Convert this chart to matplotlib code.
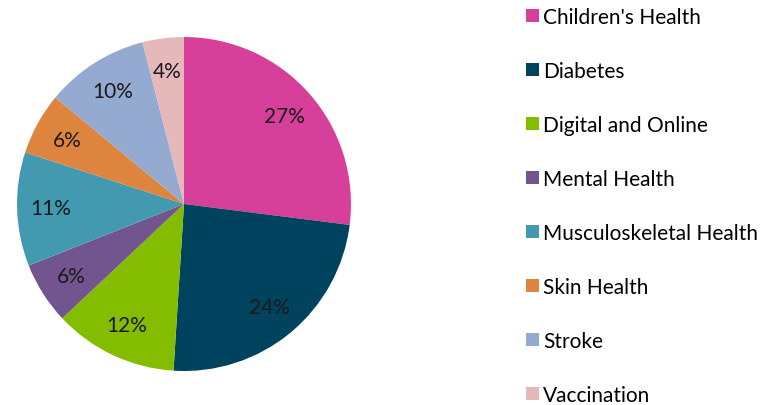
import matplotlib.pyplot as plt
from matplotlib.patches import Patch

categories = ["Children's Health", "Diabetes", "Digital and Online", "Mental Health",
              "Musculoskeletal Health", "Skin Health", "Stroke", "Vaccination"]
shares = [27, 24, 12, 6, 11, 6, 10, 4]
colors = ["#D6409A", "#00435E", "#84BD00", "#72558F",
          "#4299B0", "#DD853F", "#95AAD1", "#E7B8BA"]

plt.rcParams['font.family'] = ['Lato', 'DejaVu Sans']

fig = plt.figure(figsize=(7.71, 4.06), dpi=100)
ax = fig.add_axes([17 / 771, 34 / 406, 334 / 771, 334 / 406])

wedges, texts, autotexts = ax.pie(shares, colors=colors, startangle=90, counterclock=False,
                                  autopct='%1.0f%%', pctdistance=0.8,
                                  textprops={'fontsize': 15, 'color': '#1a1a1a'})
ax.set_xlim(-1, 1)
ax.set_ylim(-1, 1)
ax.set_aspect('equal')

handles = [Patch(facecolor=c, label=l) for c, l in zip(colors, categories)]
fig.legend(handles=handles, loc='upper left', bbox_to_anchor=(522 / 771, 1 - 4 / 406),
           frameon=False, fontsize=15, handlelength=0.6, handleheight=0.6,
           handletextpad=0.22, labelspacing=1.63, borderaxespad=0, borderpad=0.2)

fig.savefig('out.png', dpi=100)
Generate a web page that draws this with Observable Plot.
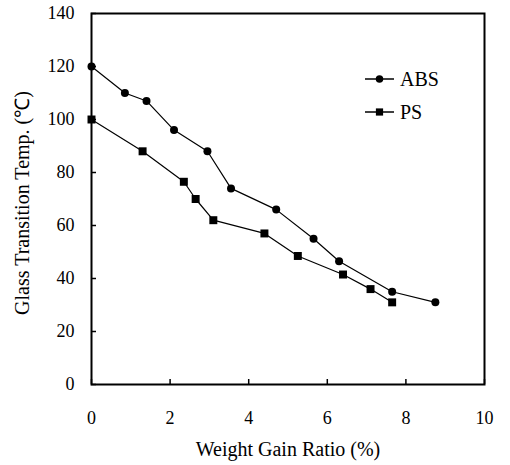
____
## Exercise
For the listing above, identify each line bearing "matplotlib".

## Problem solution
Convert this chart to matplotlib code.
import matplotlib.pyplot as plt
from matplotlib.patches import Patch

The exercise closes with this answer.